Movie review: Woman in Gold

(image via IMP Awards)
(image via IMP Awards)

 

In this flawed worlds of ours, justice is an often elusive outcome.

While we speak loftily of it, praising its many virtues and confirming its importance, it often falls foul of humanity’s propensity to entertain the lesser angels of its nature ahead of those of a more laudable nature.

Complicating matters still further in many cases  is the murky admission of national self-interest to the mix.

That’s most certainly the case in a Woman in Gold, the sort of the late Maria Altmann, an elderly Austrian refugee now living in Los Angeles (Helen Mirren; Tatiana Maslany as the younger Maria) who spent a decade in concert with her lawyer E. Randol Schoenberg (Ryan Reynolds) seeking to recover ownership of five Gustav Klimt paintings stolen from her family in the lead up to World War Two.

Though on the surface an open and shut case of theft in a time of (almost) war, where grave injustices were perpetrated on a daily basis against Austria’s Jewish population with impunity, the return of the stolen paintings – one of which Portrait of Adele Bloch-Bauer I, is a gilt-laid rendering of Maria’s beloved aunt – became a heated trans-national issue, as much about the country’s willingness to admit its culpability in the atrocities of the Nazi era as the loss of national artistic treasures.

Though Maria, who wavered between fighting for justice from a country she felt had betrayed her and robbed her of so much – not the least of which was a sense of belonging in a city and with a family she adored – or simply letting the past stay the past, and Randy had their fair share of allies, including Austrian investigative journalist, Hubertus Czernin (Daniel Brühl), many other people believed the paintings should stay where they were, in the beautiful surrounds of Vienna’s Belvedere Gallery.

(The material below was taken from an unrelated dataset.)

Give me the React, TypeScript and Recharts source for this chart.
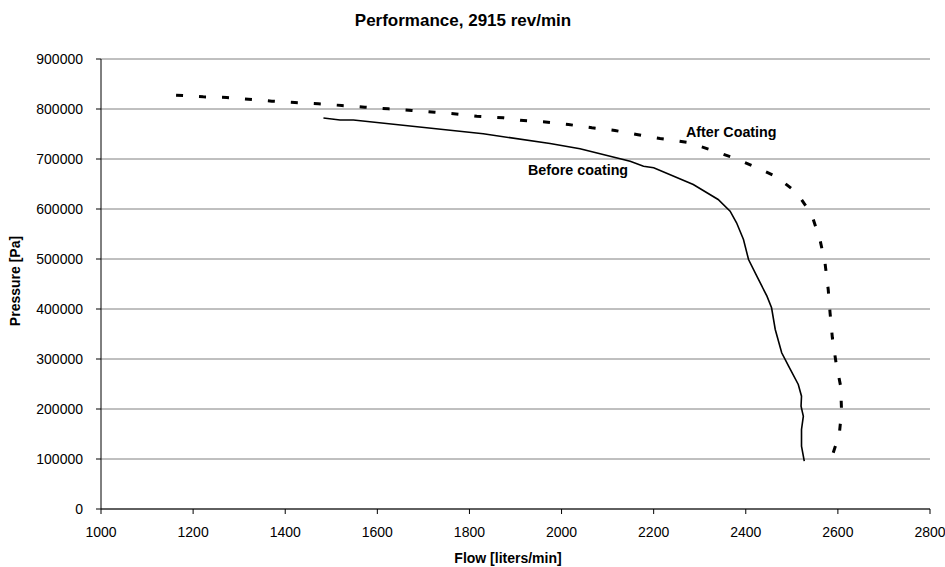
import React from 'react';
import { LineChart, Line, XAxis, YAxis, CartesianGrid } from 'recharts';

const xTicks = [1000, 1200, 1400, 1600, 1800, 2000, 2200, 2400, 2600, 2800];
const yTicks = [0, 100000, 200000, 300000, 400000, 500000, 600000, 700000, 800000, 900000];

const beforeFlow = [1483, 1519, 1548, 1830, 1975, 2040, 2149, 2178, 2200, 2286, 2340, 2366, 2380, 2395, 2406, 2424, 2446, 2456, 2464, 2478, 2493, 2514, 2521, 2520, 2525, 2521, 2521, 2527];
const beforePressure = [782000, 778000, 778000, 750400, 731000, 720400, 695600, 685600, 682400, 649000, 619000, 595600, 572400, 539000, 499000, 465600, 425600, 402400, 359000, 312400, 285600, 249000, 225600, 205600, 185600, 159000, 125600, 95600];

const afterFlow = [1163, 1222, 1273, 1320, 1371, 1421, 1472, 1523, 1573, 1624, 1675, 1725, 1776, 1816, 1874, 1910, 1960, 2015, 2066, 2116, 2163, 2214, 2272, 2322, 2373, 2420, 2467, 2511, 2543, 2561, 2572, 2579, 2583, 2588, 2596, 2606, 2608, 2603, 2585];
const afterPressure = [827600, 824400, 823000, 819600, 815600, 813000, 810400, 807000, 803600, 800400, 797000, 793600, 789600, 785600, 782400, 777600, 774400, 769000, 762400, 757000, 749000, 741000, 733600, 719000, 702400, 684400, 664400, 632400, 589000, 539000, 492400, 439000, 392400, 342400, 292400, 245600, 195600, 149000, 99000];

const beforeData = beforeFlow.map((x, i) => ({ x, y: beforePressure[i] }));
const afterData = afterFlow.map((x, i) => ({ x, y: afterPressure[i] }));

const FONT = '"Liberation Sans", Arial, sans-serif';

export default function App() {
  const tickStyle = { fill: '#000', fontSize: 14, fontFamily: FONT };
  return (
    <div style={{ position: 'absolute', left: 0, top: 0, width: 945, height: 567, background: '#fff' }}>
      <LineChart width={945} height={567} margin={{ top: 59, right: 15, left: 0, bottom: 0 }}>
        <CartesianGrid vertical={false} stroke="#808080" strokeWidth={1} />
        <XAxis
          dataKey="x"
          type="number"
          domain={[1000, 2800]}
          ticks={xTicks}
          allowDataOverflow
          stroke="#000"
          tickSize={5}
          tickMargin={13}
          tick={tickStyle}
          height={58}
        />
        <YAxis
          dataKey="y"
          type="number"
          domain={[0, 900000]}
          ticks={yTicks}
          allowDataOverflow
          stroke="#000"
          tickSize={5}
          tickMargin={13}
          tick={tickStyle}
          width={101}
        />
        <Line
          data={beforeData}
          dataKey="y"
          type="linear"
          stroke="#000"
          strokeWidth={1.6}
          dot={false}
          isAnimationActive={false}
        />
        <Line
          data={afterData}
          dataKey="y"
          type="linear"
          stroke="#000"
          strokeWidth={3}
          strokeDasharray="7 16"
          dot={false}
          isAnimationActive={false}
        />
      </LineChart>
      <svg width={945} height={567} style={{ position: 'absolute', left: 0, top: 0, pointerEvents: 'none' }}>
        <text x={463} y={26} textAnchor="middle" fontFamily={FONT} fontWeight="bold" fontSize={17} fill="#000">
          Performance, 2915 rev/min
        </text>
        <text x={508} y={563} textAnchor="middle" fontFamily={FONT} fontWeight="bold" fontSize={14} fill="#000">
          Flow [liters/min]
        </text>
        <text
          x={0}
          y={0}
          transform="translate(20,281) rotate(-90)"
          textAnchor="middle"
          fontFamily={FONT}
          fontWeight="bold"
          fontSize={14}
          fill="#000"
        >
          Pressure [Pa]
        </text>
        <text x={686} y={137} fontFamily={FONT} fontWeight="bold" fontSize={14.3} fill="#000">
          After Coating
        </text>
        <text x={528} y={175} fontFamily={FONT} fontWeight="bold" fontSize={14.3} fill="#000">
          Before coating
        </text>
      </svg>
    </div>
  );
}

And thus was born a fight of titanic proportions between the past and the present – for Maria, who lived the loss of her parents who had to stay behind in Vienna while the rest of the family fled to safety every single day, the two were always one and the same – between justice and injustice, between those who wished that a traumatically dishonourable part of Austria’s history stay well and truly buried, and the passionate supporters of the idea that you can never make peace with who you are now unless you confront and deal with who you once were.

 

 

While Woman in Gold, directed by Simon Curtis from a screenplay Alexi Kaye Campbell, doesn’t always grant this theme of justice against the odds the kind of evocative power it should and does naturally have, lagging ponderously at times and leaching the story of some of its dramatic power, it nevertheless still does a fine job of reminding us of the power of wrongs been righted to change not just the victim themselves but entire countries and societies.

For while Randy is initially reluctant to aid Maria’s quest to get her family’s paintings back, only agreeing when he realises that the recovery of the paintings will provide a significant financial and reputational boost to his struggling law career, he is soon deeply affected by the idea that his own family, led by noted composer Arnold Schoenberg, were affected by the same events that cost Maria so much.

As the film progresses, we witness the coming together of a moody, grieving Maria – her sister Luise’s recent death has once again revived the vivacity of painful ever-present memories – and a tireless Randy, who together win the right to take the Austrian government to the US Supreme Court before submitting to an arbitration process in Austria itself.

What saves the film from descending into another dry court procedural is the way it switches between the events of the present and Maria’s much-missed past, most poignantly in the film’s exquisitely well-wrought final scene.

Seeing her family in far happier times, celebrating weddings and enjoying precious time together in their luxuriously-appointed second floor apartment, and the way her extended family, which included her beloved Aunt Adele, was ripped apart as Austria changed out of all recognition around her, we are reminded at every turn of the great losses Maria, and many of her compatriots and friends, suffered at the hands of the brutal Nazi regime.

 

 

Perhaps the greatest loss though is the one Maria refers to time and again – that ability to be at peace with who you are, and more importantly where you are.

The importance of the paintings restitution to Maria has far to do with hopefully regaining some semblance of peace, some ease with the pain of the past but as she discovers towards the end of the film, justice can do many things but it cannot undo the events whose effects it seeks to ameliorate.

Woman in Gold, while not a perfect film which suffers from an inability to turn its source material into the riveting tale you might expect, devolving into soapie film-of-the-week territory when the story is powerful enough to stand on its two arrestingly intense narrative feet, is still deeply affecting on a number of levels.

Even if we haven’t suffered the kinds of losses that Maria and Randy’s families did, or experienced the trauma of our lives and families being ripped asunder, we can still identify with how horribly scarring it must be to lose any and all control over your own fate and have no way, at least at first and for many long years in most cases, of fighting back.

In that sense, the film carries well its universal message of the importance of having the events of the past atoned for in some way by present day actions, and of the imperative that none of us ever forget history’s crueller, more harrowing epochs, lest it repeat itself in ways too grievous to mention.

Justice well rendered is a vitally important, defining part of what makes us human, but surely it is far better for all concerned, most of all those like Maria Altmann, to have no need of it in the first place.